No matter which country you are in, you can always identify a Somali woman by the heavenly Amber aura that surrounds her. This is Uunsi.
Homemade is always the best
This listing is for some especially nice Uunsi I brought back from a Somali grandmother in Marsabit Kenya. Somali grandmothers are known as the keepers of Uunsi recipes. Each with her own variations that she will only pass down to her daughters.
Also written as Cunsi is an aromatic secret distinguishing Somali women from all others. Its preparation and use are passed down from generation to generation through women. I doubt if a Somali man can list the ingredients and prepare a batch of Uunsi.
An incense and a perfume
Uunsi is both incense and perfume. Not a harsh synthetic perfume that you smell from a mile away and stays with you for hours, but a fragrance more like the natural smell of spring or fall that we wish we could capture.

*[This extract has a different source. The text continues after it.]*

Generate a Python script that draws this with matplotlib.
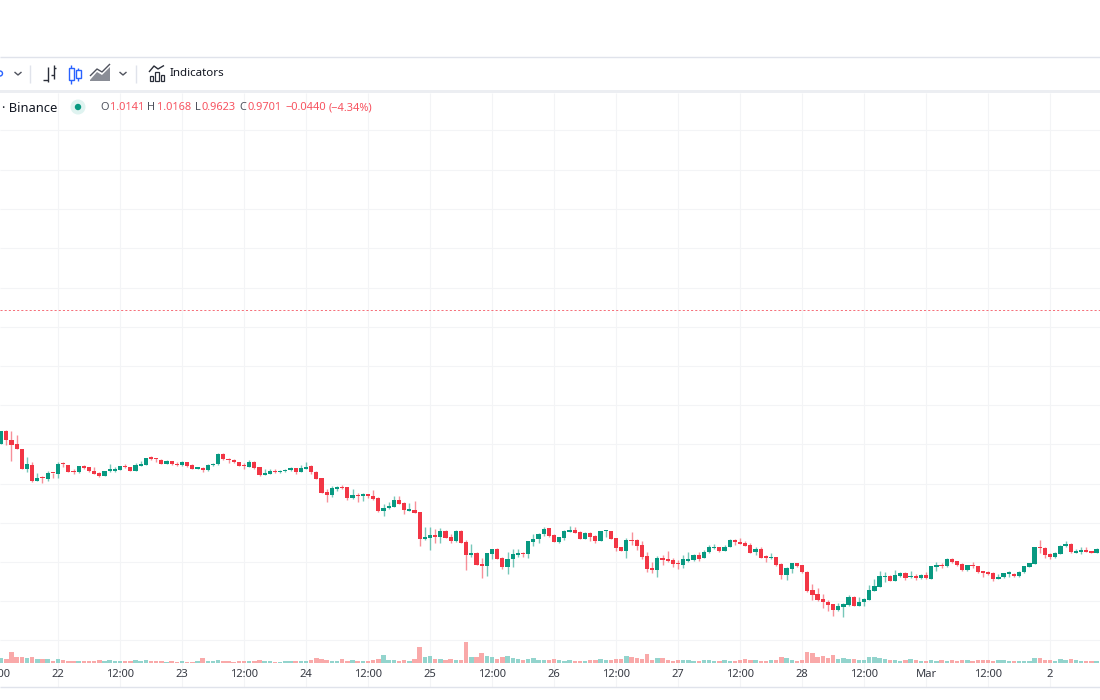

Uunsii smoke is applied to the body and clothes when it is burned on charcoal. It is the secondary perfume lent by the smoke of burning Uunsi that is the true perfume. This is different, deeper and softer than the aroma of fresh Uunsi. Somali culture dictates that women burn Uunsi after cooking a meal to freshen the house. More importantly, using a special burner, clothing and body are regularly impregnated with its delightful soft scent. The true fragrance of Uunsi is only revealed after it is burned.The origin of the word perfume is “Per fume”, translated as by or through the smoke. The word refers to the method of perfuming oneself with the smoke of burning aromatic materials and incense.
A partial list of Uunsi ingredients may include, but is not limited to, Frankincense Frereana (Maydi), Myrrh, Onycha, Sugar, Oud, or Agarwood shavings, Sandalwood and Frankincense wood, Musk and essential oils.
Though Uunsi was made exclusively with natural materials once upon a time, synthetics find their way into most modern Uunsi, (And Arabian Bakhoor), formulas.
That being said, this batch is the most pleasant and natural-smelling Uunsi I have yet to burn.